De Amerikaanse schilder Kehinde Wiley plaatst zwarte modellen in een blanke context.

Close Up
Donderdag, nederland 2, 23.00-23.55 uur

‘Sooo nice!’
‘Awesome!’
‘O my god, that is like so sick!’
Treisha, Kahlidiah, Ena, Candice, Dacia, Kancou en Shantavia zijn door het dolle heen. Voorafgaand aan de opening van Kehinde Wiley’s expositie An Economy of Grace mogen zijn modellen alvast even kijken hoe ze geportretteerd zijn. Daar hangen ze: levensgroot, in elegante jurken en omringd door bloemen.

Wie goed naar de schilderijen kijkt, merkt dat verschillende van deze zwarte dames tatoeages hebben: een roos op een arm, sterretjes in de hals, het woord sexy op een hand. Wiley plukte zijn modellen van de straat in Harlem, New York.
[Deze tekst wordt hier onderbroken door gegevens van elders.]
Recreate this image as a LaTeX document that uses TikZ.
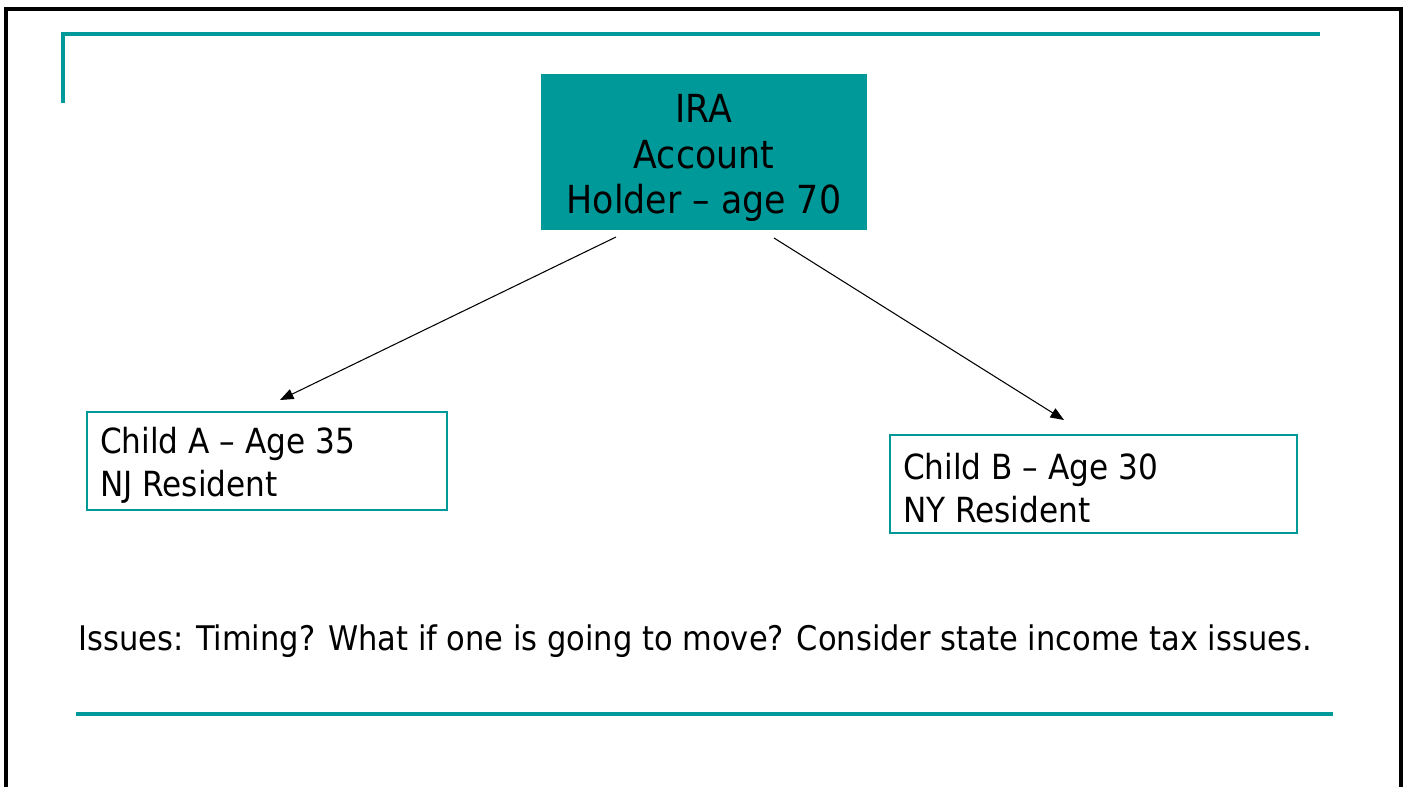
\documentclass[tikz,border=0pt]{standalone}
\usepackage{fontspec}
\usetikzlibrary{arrows.meta}
\setmainfont{DejaVu Sans Condensed}
\definecolor{teal1}{HTML}{009999}
\begin{document}
\begin{tikzpicture}[x=0.02cm,y=-0.02cm,
  frame/.style={line width=2.2pt},
  rule/.style={draw=teal1,line width=2.2pt},
  childbox/.style={draw=teal1,line width=0.8pt,inner sep=0pt},
  txt/.style={font=\fontsize{19.7}{24.5}\selectfont},
  conn/.style={-{Triangle[length=0.27cm,width=0.21cm]},line width=0.6pt}]
\useasboundingbox (0,0) rectangle (1409,787);
\draw[frame] (6,787) -- (6,9) -- (1401,9) -- (1401,787);
\draw[rule] (63,103) -- (63,34) -- (1320,34);
\draw[rule] (76,714) -- (1333,714);
\node[fill=teal1,minimum width=326*0.02cm,minimum height=156*0.02cm,inner sep=0pt] (ira) at (704,152) {};
\node[font=\fontsize{22}{26}\selectfont,align=center] (irat) at (704,158) {IRA\\Account\\Holder – age 70};
\node[childbox,minimum width=360*0.02cm,minimum height=98*0.02cm] (ca) at (267,461) {};
\node[childbox,minimum width=407*0.02cm,minimum height=98*0.02cm] (cb) at (1093.5,484) {};
\node[txt,anchor=west,align=left] (ta) at (94,465) {Child A – Age 35\\NJ Resident};
\node[txt,anchor=west,align=left] (tb) at (897,488) {Child B – Age 30\\NY Resident};
\coordinate (a1) at (616,237);
\coordinate (a2) at (280,400);
\coordinate (b1) at (774,238);
\coordinate (b2) at (1064,420);
\draw[conn] (a1) -- (a2);
\draw[conn] (b1) -- (b2);
\node[txt,font=\fontsize{19.3}{24}\selectfont,anchor=west] (iss) at (72,641) {Issues: Timing? What if one is going to move? Consider state income tax issues.};
\end{tikzpicture}
\end{document}
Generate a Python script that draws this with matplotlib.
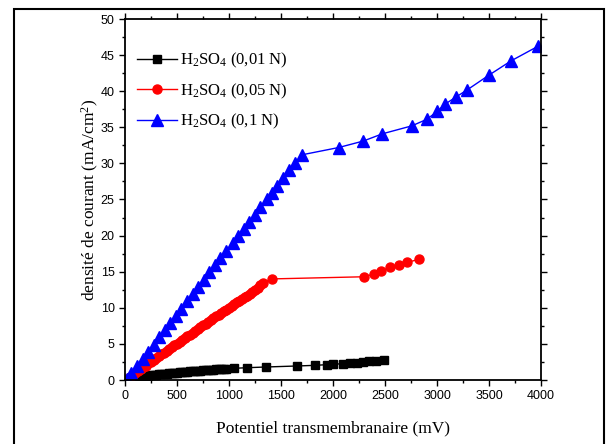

De meesten hebben nog nooit een museum gezien, laat staan een peperduur portret van zichzelf. ‘Dat ben ik!’, zucht een van de vrouwen trots. Een ander bekent, giechelend: ‘Ik ben verliefd op mezelf.’

Voor An Economy of Grace werkte Wiley samen met haute-couturehuis Givenchy, waarmee hij de jurken ontwierp voor zijn modellen. Om aan het eind van de documentaire Zwarte schoonheid die over het project werd gemaakt te concluderen: ‘Je hebt niet noodzakelijkerwijs Givenchy nodig om koninklijk te worden. Veel van deze vrouwen stralen uit: ik besta.’
Kehinde Wiley (1977), zoon van een Ghanese vader en een Texaanse moeder, groeide op in een niet al te beste hoek van Los Angeles. Hij is een groot liefhebber van het Louvre en baseert zijn werk op klassieke schilderijen. An Economy of Grace is het eerste project waarvoor hij zwarte vrouwen schilderde; eerder waren het altijd zwarte mannen. Uit New York bijvoorbeeld, maar Wiley ging ook naar onder meer Brazilië, India en Nigeria om zijn modellen te scouten. Steeds met als doel het zwarte lichaam op een andere, positievere manier te laten zien dan we gewend zijn.
Het resultaat is sierlijk en treffend. Maar de populaire kunstenaar – een Wiley ‘doet’ soms tonnen – krijgt ook kritiek te verduren: zijn werk zou kitscherig zijn en mechanisch. Daar kun je je ook wel weer iets bij voorstellen, zeker als je Wiley aan het werk ziet in zijn Chinese studio. Een heel team assistenten schildert daar de gebloemde achtergrondjes van de schilderijen.